Classes are held on Thursdays (2:30-5:30) in CLEA201. Each class, students will present and discuss around four papers. A detailed schedule is available here. Each class will cover papers along one of the following themes:

  • Visualization of Data in Software Repositories
  • Guiding Softare Development
  • Bug Prediction
  • Bug Detection
  • Mining Process and Social Data
  • Code Duplication
  • Code Reuse, Reuse Patterns, and Code Searching
  • Tools and Mining Challenges
  • Software Evolution and Decay

Students are expected to have some background in software development and software engineering. Knowledge of data mining techniques will be beneficial but not expected.

Students will be evaluated on
1. Classroom participation (10%):
Students are expected to read all papers covered in a week, come to class prepared to discuss their thoughts and take part of the classroom discussions.

2. Paper presentation and discussion (20%):
Each paper will be assigned a presenter and a discussant.

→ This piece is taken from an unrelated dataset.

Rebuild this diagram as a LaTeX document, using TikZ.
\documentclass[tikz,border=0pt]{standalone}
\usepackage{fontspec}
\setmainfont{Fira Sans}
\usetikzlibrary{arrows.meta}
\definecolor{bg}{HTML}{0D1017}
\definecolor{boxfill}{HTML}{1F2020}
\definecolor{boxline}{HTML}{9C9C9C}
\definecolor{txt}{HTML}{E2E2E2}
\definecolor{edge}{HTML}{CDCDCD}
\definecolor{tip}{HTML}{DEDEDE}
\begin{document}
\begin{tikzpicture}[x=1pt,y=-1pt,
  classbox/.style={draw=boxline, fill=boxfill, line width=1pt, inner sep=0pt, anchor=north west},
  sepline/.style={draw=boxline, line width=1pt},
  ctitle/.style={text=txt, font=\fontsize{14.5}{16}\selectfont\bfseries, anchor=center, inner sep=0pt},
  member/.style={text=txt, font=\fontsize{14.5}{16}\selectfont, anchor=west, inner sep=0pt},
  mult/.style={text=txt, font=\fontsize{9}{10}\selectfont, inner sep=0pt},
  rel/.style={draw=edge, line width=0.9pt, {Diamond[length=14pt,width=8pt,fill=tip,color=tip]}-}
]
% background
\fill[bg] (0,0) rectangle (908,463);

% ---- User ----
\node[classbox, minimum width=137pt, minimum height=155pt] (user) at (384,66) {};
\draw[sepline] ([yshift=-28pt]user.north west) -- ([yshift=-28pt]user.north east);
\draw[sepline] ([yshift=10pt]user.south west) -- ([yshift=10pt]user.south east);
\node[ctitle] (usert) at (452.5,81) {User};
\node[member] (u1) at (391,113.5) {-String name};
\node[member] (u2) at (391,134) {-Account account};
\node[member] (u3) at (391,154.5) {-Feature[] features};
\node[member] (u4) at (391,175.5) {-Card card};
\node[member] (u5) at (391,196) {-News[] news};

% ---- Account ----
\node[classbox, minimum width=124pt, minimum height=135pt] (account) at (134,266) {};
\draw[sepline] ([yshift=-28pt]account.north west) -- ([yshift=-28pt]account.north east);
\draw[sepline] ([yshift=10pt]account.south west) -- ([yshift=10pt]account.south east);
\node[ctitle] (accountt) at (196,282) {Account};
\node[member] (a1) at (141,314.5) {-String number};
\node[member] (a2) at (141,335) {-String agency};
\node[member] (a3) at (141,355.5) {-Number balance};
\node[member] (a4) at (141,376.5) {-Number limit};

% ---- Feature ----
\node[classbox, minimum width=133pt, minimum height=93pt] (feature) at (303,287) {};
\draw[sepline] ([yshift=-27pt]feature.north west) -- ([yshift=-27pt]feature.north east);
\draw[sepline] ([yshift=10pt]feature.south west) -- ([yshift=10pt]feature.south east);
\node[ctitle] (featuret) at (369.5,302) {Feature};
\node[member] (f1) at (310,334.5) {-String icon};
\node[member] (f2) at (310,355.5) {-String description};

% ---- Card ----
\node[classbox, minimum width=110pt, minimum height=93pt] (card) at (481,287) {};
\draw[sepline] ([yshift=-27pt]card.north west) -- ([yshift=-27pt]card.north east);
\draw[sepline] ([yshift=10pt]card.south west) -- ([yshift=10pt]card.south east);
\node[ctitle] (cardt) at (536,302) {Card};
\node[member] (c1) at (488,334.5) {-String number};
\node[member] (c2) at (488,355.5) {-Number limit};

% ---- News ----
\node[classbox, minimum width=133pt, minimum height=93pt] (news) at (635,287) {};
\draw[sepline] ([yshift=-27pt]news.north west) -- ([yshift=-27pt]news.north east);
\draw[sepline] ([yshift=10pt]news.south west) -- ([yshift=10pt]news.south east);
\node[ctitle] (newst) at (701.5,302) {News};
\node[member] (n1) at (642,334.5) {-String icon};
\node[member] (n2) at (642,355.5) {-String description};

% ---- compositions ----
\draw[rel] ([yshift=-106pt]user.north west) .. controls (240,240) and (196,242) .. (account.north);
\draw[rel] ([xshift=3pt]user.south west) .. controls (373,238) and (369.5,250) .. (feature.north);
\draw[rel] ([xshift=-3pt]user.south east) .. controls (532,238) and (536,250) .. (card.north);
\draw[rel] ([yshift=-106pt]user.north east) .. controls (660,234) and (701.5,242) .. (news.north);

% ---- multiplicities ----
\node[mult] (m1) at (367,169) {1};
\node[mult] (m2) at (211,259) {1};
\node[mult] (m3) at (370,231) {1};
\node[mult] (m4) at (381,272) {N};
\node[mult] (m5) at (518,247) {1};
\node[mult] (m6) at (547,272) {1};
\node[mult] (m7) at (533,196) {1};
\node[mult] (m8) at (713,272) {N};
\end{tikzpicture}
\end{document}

Both presenter and discussant will be assigned the same mark so they should work together as a team. The presentation will last 15 mins and the discussion will last 15-30 mins. After each class, the presenter and discussant should email me their slides so I could post them online.

  • Role of presenter: As a presenter you should not simply repeat the paper's content (remember you only have 15 mins), instead you should point out the main important findings of the work. You should highlight any novel contributions, any surprises, and other possible applications of the proposed techniques. You should check the authors' other work related to the presented paper. Finally you should place the work relative other papers covered in the course (especially the papers covered in that particular week).
  • Role of discussant: As a discussant, you should take an adversarial position by pointing out weak and controversial positions in the paper. You should present a short rebuttal of the paper. You should come prepared with problems and counterexamples for the presented work.
3. Weekly critique (10%):
Each week, each student should pick one of the papers for that week and submit via email a one page critique of the paper before the start of class. The critique should offer a brief summary of the paper, points in favor, points against, and comments for improvement.

4. Assignments (20%):
Two assignments done in a group of 2 or 3 students.
  1. Assignment 0: Email a list of your group members and pick one open source projects to be used for Assignments 1 and 2. Explain your motivation for picking the project and give a brief overview of available repositories for that project. Hand in a 1-2 page report.
  2. Assignment 1: Pick ten hypotheses that you can conveniently test using data from the repositories of the project which you picked in Assignment 0. Hand in a 10-12 page report. The report should motivate why you picked these hypotheses. The report should also explain your plans for testing each one of your hypotheses and your expectations. Make sure you map each hypothesis to the project repositories which you presented in Assignment 0. You may want to refer to these two papers for possible hypotheses or derive others based on literature and your intuition.
  3. Assignment 2: Test your ten hypotheses. Make sure you explain how you collected your data and summarize your findings. Compare your findings against your expectations in Assignment 1 and other findings in literature. Hand in a 10-12 page report.
5. Project (40%):
One original project (20-25 pages) done alone or in a group of 2 or 3 students. The project will explore one or more of the themes covered in the course. Your group needs to submit a project proposal (5 pages) around one month before end of term. Your project will be graded according to originality and interestingness of your project, depth of your work, and the presentation quality of your written report and class presentation (30 mins presentation done in the last 2 weeks of classes).